The latest court decision on agricultural commodity programs is good news for California’s farmers. By a 6-3 vote, the United States Supreme Court upheld the constitutionality of the Beef Promotion and Research Order.

"Tens of thousands of California farmers vote on a regular basis to keep these promotional programs in place," said Blair Richardson, chairman of the California Agricultural Issues Forum, an organization of California commodity groups that filed a brief with the court in support of the beef program. "A handful of dissenters are using the courts to try to overturn what the majority wants.

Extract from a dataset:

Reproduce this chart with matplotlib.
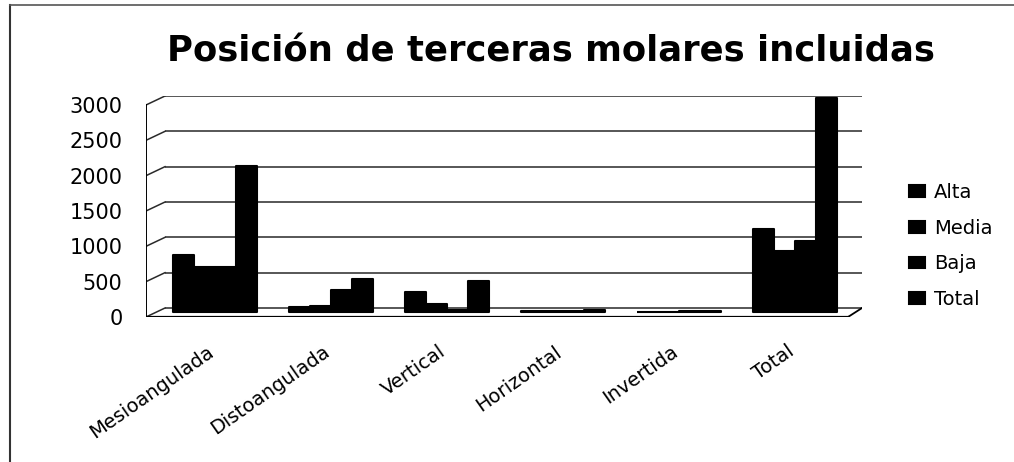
import matplotlib
matplotlib.use("Agg")
import matplotlib.pyplot as plt
from matplotlib.lines import Line2D
import matplotlib.transforms as mtransforms
import numpy as np

categories = ["Mesioangulada", "Distoangulada", "Vertical", "Horizontal", "Invertida", "Total"]
series_names = ["Alta", "Media", "Baja", "Total"]
alta = [800, 70, 290, 10, 5, 1170]
media = [630, 90, 120, 15, 5, 860]
baja = [640, 310, 30, 10, 10, 1000]
total = [2070, 470, 440, 35, 20, 3030]
yticks = [0, 500, 1000, 1500, 2000, 2500, 3000]
title = "Posición de terceras molares incluidas"

W, H = 1014, 462
fig = plt.figure(figsize=(W / 100, H / 100), dpi=100)
plt.rcParams['font.family'] = ['DejaVu Sans']

# axes placed in pixel terms
left_px, right_px, top_px, bot_px = 146, 862, 96, 317
ax = fig.add_axes([left_px / W, 1 - bot_px / H, (right_px - left_px) / W, (bot_px - top_px) / H])

px_per_unit_y = 212.0 / 3000.0      # pixels per value
base_px = 312                        # bar base pixel row
ymin = -(bot_px - base_px) / px_per_unit_y
ymax = (base_px - top_px) / px_per_unit_y
ax.set_ylim(ymin, ymax)
group_px = 116.0
x0_px = 214.5
xmin = (left_px - x0_px) / group_px
xmax = (right_px - x0_px) / group_px
ax.set_xlim(xmin, xmax)

for s in ax.spines.values():
    s.set_visible(False)

back_off = (base_px - 308) / px_per_unit_y     # back wall offset (data)
front_off = -(317 - base_px) / px_per_unit_y   # front axis offset (data)
back_left = (165 - x0_px) / group_px
front_right = (848 - x0_px) / group_px

# back wall gridlines
for v in yticks:
    ax.plot([back_left, xmax], [v + back_off, v + back_off], color="#3a3a3a", lw=1.2,
            zorder=1, solid_capstyle="butt")
    # diagonal ticks from front axis to back wall
    ax.plot([xmin, back_left], [v + front_off, v + back_off], color="#2a2a2a", lw=1.1, zorder=1)

# front left axis
ax.plot([xmin, xmin], [front_off, 3000 + front_off], color="black", lw=1.4, zorder=4)
# floor front edge and right edge
ax.plot([xmin, front_right], [front_off, front_off], color="black", lw=1.6, zorder=4)
ax.plot([front_right, xmax], [front_off, back_off], color="black", lw=1.3, zorder=4)

bw = 21.0 / group_px
x = np.arange(len(categories))
handles = []
for i, (name, vals) in enumerate(zip(series_names, [alta, media, baja, total])):
    b = ax.bar(x + (i - 1.5) * bw, vals, width=bw, color="black", edgecolor="black",
               linewidth=1.5, zorder=3)
    for p in b:
        p.set_joinstyle("round")
    handles.append(b)

# y tick labels at the front axis
ax.set_yticks([v + front_off for v in yticks])
ax.set_yticklabels([str(v) for v in yticks], fontsize=15)
ax.tick_params(axis="y", length=0, pad=17)

ax.set_xticks(x)
ax.set_xticklabels(categories, fontsize=14)
ax.tick_params(axis="x", length=0, pad=18)
offset = mtransforms.ScaledTranslation(-8 / 100, 0, fig.dpi_scale_trans)
for lab in ax.get_xticklabels():
    lab.set_rotation(35)
    lab.set_ha("right")
    lab.set_va("top")
    lab.set_rotation_mode("anchor")
    lab.set_transform(lab.get_transform() + offset)

# title
fig.text((165 + 937) / 2 / W, 1 - 52 / H, title, ha="center", va="center",
         fontsize=25.5, fontweight="bold")

# legend
leg = fig.legend(handles, series_names, loc="center left",
                 bbox_to_anchor=(891 / W, 1 - 246 / H), frameon=False, fontsize=14,
                 handlelength=0.85, handleheight=0.55, handletextpad=0.45, labelspacing=0.85)

# outer frame (left and top edges)
fig.add_artist(Line2D([9.5 / W, 9.5 / W], [0, 1 - 5 / H], transform=fig.transFigure,
                      color="#333333", lw=1.5))
fig.add_artist(Line2D([9.5 / W, 1], [1 - 5 / H, 1 - 5 / H], transform=fig.transFigure,
                      color="#555555", lw=1.2))

fig.savefig("out.png", dpi=100)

This decision is a win for farmers and for the future of farming in California." The California Agricultural Issues Forum represents more than a dozen commodities including tree fruit, fresh grapes, avocados, tomatoes and cherries.

The court reviewed the constitutional challenge to the Beef Order, known for its "Beef, it’s what’s for dinner" advertisements and decided that the speech from the government-created program was protected from constitutional challenge because it is government speech and thus exempt from First Amendment scrutiny.

"We are gratified by the court’s decision," said Randolph Moss, of Wilmer Cutler Pickering Hale and Dorr LLP, attorneys for the California Agricultural Issues Forum. "This is a significant victory."

Similar programs exist in California for over 50 crops, including grapes, tree fruit, walnuts, milk, salmon, beef, rice, wheat, asparagus, tomatoes and olives. Their promotional messages are set by statute and they are under the control of either the California or U.S. agriculture departments.

Moss noted that the decision did not focus on the specifics of the beef message but rather on the fact that "…Congress and the Secretary have set out the overarching messages and some of its elements, and they have left the development of the remaining details to an entity whose members are answerable to the secretary… As a result," said Moss, "this is an important decision that makes clear that mandatory commodity programs like the one upheld today are the work and the speech of the government. It is a decision that will apply to a wide range of commodity programs."

Kathleen Nave, president of the California Table Grape Commission, echoed Moss’ views. "This is a significant win for the thousands of farmers in California who believe they need to work together under the auspices of government in order to survive in the global marketplace."